Prof Armid (kanan atas) bersama rekan seangkatan di Jurusan Kimia, FMIPA, Unhas
Di kampus itu pula ia menyelesaikan studi doktoralnya (2008–2011), dengan fokus pada kimia kelautan.
Sejak tahun 2000 ia mengabdi sebagai dosen di UHO. Langkahnya pelan tapi pasti: menjabat Wakil Rektor IV Bidang Perencanaan dan Kerja Sama (2017–2025), dikukuhkan sebagai Guru Besar Ilmu Kimia Kelautan pada 2023.
Hingga akhirnya, Juni 2025, ia mengikuti pemilihan rektor. Suasana senat kala itu menegangkan: 74 suara diperebutkan, dan hasil akhir memperlihatkan dramatisnya perjalanan hidup Armid.
Dia terpilih hanya dengan selisih satu suara dari pesaing terdekatnya. Sebuah kemenangan tipis yang kemudian mengantarkannya pada pelantikan 1 Agustus 2025 sebagai Rektor UHO.
Namun takdir hanya memberinya waktu 22 hari untuk duduk di kursi itu.
Kenangan dan Sunyi yang Tersisa
Bagi kawan-kawannya, kabar kematian itu terasa getir. Sosok yang dulu nyentrik dan penuh tawa justru pergi ketika kariernya baru mencapai puncak.
“Saya agak kaget dia memilih jalan struktural kampus. jauh dari bayangan saya,” kata Wahyuddin. “Dulu tipikalnya santai, tapi ternyata prestasinya luar biasa. Dia jadi rektor, dan kita semua bangga. Tapi sekaligus kehilangan.”
Darwin menambahkan, “Yang saya ingat, dia anak pondokan yang hangat. Tidak ada kesan ambisi besar, tapi ternyata dia bisa sampai sejauh itu.”
Sabtu pagi, beberapa jam sebelum ajal menjemput, ia berdiri di lapangan kampus. Dalam perayaan Dies Natalis ke-44 UHO, ia menggunting pita dan melepas balon-balon warna-warni ke udara. Saat balon itu melayang, suaranya terdengar lantang: “Terbanglah ke angkasa!”
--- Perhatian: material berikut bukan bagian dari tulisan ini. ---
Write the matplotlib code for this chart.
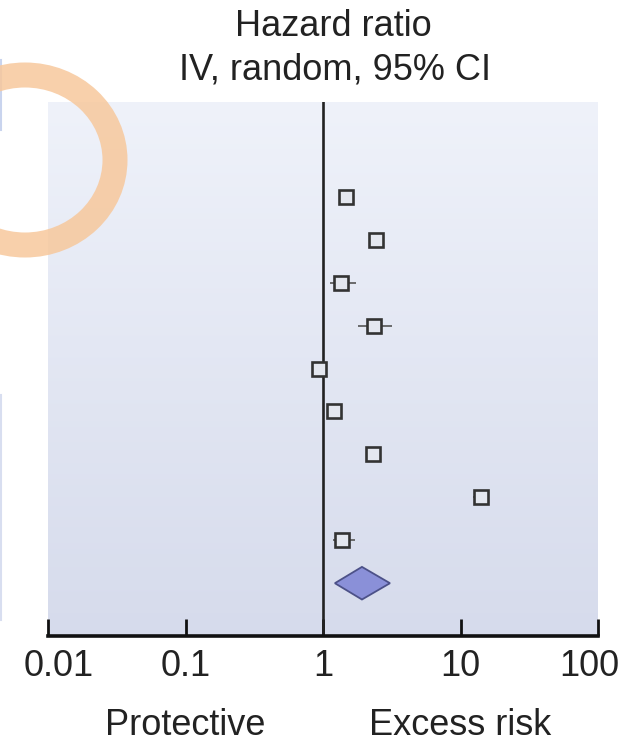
#!/usr/bin/env python3
"""Forest plot: hazard ratios (IV, random, 95% CI) on a log axis."""

import matplotlib

matplotlib.use("Agg")
import matplotlib.pyplot as plt
import numpy as np
from matplotlib.patches import Ellipse, Polygon
from matplotlib.transforms import ScaledTranslation, blended_transform_factory

plt.rcParams["font.family"] = ["Liberation Sans", "DejaVu Sans"]

# study-level hazard ratios, top to bottom
hr = [1.47, 2.43, 1.35, 2.35, 0.94, 1.20, 2.31, 14.1, 1.37]
ci_low = [1.30, 2.15, 1.12, 1.80, 0.84, 1.07, 2.05, 12.4, 1.18]
ci_high = [1.66, 2.74, 1.74, 3.18, 1.05, 1.34, 2.60, 16.0, 1.71]

# pooled estimate (diamond)
pooled_hr = 1.92
pooled_low = 1.22
pooled_high = 3.07

ticks = [0.01, 0.1, 1, 10, 100]
tick_labels = ["0.01", "0.1", "1", "10", "100"]
title_lines = ["Hazard ratio", "IV, random, 95% CI"]
side_labels = [(0.1, "Protective"), (10, "Excess risk")]

W, H = 636, 744
TEXT = "#222222"
FS = 26

fig = plt.figure(figsize=(W / 100, H / 100), dpi=100)
ax = fig.add_axes([48 / W, 1 - 636 / H, 550 / W, 534 / H])

# soft vertical gradient for the panel background
grad = np.linspace(0, 1, 256).reshape(-1, 1)
top = np.array([0.937, 0.949, 0.980])
bot = np.array([0.839, 0.859, 0.925])
img = top + (bot - top) * grad[..., None]
ax.imshow(img, extent=[0, 1, 0, 1], transform=ax.transAxes, aspect="auto",
          origin="upper", zorder=0)

ax.set_xscale("log")
ax.set_xlim(0.01, 100)
n = len(hr)
ax.set_ylim(n + 1.23, -2.21)

ax.axvline(1, color=TEXT, lw=1.9, zorder=2)

ys = np.arange(n)
ax.hlines(ys, ci_low, ci_high, color="#555555", lw=1.2, zorder=3)
ax.plot(hr, ys, ls="none", marker="s", ms=10.5, mfc="#e4e7ef", mec="#333333",
        mew=1.9, zorder=4)

yd = n
dh = 0.38
diamond = Polygon(
    [(pooled_low, yd), (pooled_hr, yd - dh), (pooled_high, yd), (pooled_hr, yd + dh)],
    closed=True, facecolor="#8a90d8", edgecolor="#4c5188", lw=1.3, zorder=4,
)
ax.add_patch(diamond)

for side in ["top", "left", "right"]:
    ax.spines[side].set_visible(False)
ax.spines["bottom"].set_linewidth(2.6)
ax.spines["bottom"].set_color("#111111")

ax.set_xticks(ticks)
ax.set_xticklabels(tick_labels)
ax.xaxis.set_minor_locator(matplotlib.ticker.NullLocator())
ax.tick_params(axis="x", direction="in", length=12, width=2.0, colors="#111111",
               labelsize=FS, labelcolor=TEXT, pad=9)
ax.set_yticks([])

# end labels sit a little inside the frame
labels = ax.get_xticklabels()
labels[0].set_transform(labels[0].get_transform()
                        + ScaledTranslation(11 / 100, 0, fig.dpi_scale_trans))
labels[-1].set_transform(labels[-1].get_transform()
                         + ScaledTranslation(-9 / 100, 0, fig.dpi_scale_trans))

# headings
fig.text(333 / W, 1 - 36 / H, title_lines[0], ha="center", va="baseline",
         fontsize=FS, color=TEXT)
fig.text(335 / W, 1 - 80 / H, title_lines[1], ha="center", va="baseline",
         fontsize=FS, color=TEXT)

trans = blended_transform_factory(ax.transData, fig.transFigure)
for xv, lab in side_labels:
    ax.text(xv, 1 - 735 / H, lab, transform=trans, ha="center", va="baseline",
            fontsize=FS, color=TEXT, clip_on=False)

# hand-drawn highlight ring at the top left
ring = Ellipse((25 / W, 1 - 160 / H), width=180 / W, height=170 / H,
               transform=fig.transFigure, fill=False, edgecolor="#f7c89c",
               lw=18, alpha=0.85, zorder=10)
fig.patches.append(ring)

# thin blue edge marks at the left border
fig.add_artist(plt.Line2D([1 / W, 1 / W], [1 - 60 / H, 1 - 130 / H],
                          transform=fig.transFigure, color="#c9d4ee", lw=1.5))
fig.add_artist(plt.Line2D([1 / W, 1 / W], [1 - 395 / H, 1 - 620 / H],
                          transform=fig.transFigure, color="#d8def0", lw=1.5))

fig.savefig("out.png", dpi=100)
Beberapa jam kemudian, ia sendiri pergi, seperti balon yang terlepas dari genggaman. Membawa mimpi, meninggalkan kenangan. Sejak malam itu, langit Kendari terasa lebih sepi.
Dan di Tamalanrea, tempat ia dulu meniti jejak, pondokan sederhana itu mungkin sudah berubah, Warung Dian pun tak seramai dulu. Namun bagi sahabat-sahabatnya, kenangan itu tetap hidup: Armid dengan gitarnya, Armid dengan tawanya, Armid yang sederhana.
Ia pergi sebagai rektor. Tetapi di hati kawan-kawannya, ia akan selalu dikenang sebagai Armid, anak pondokan Tamalanrea yang terlalu cepat pulang.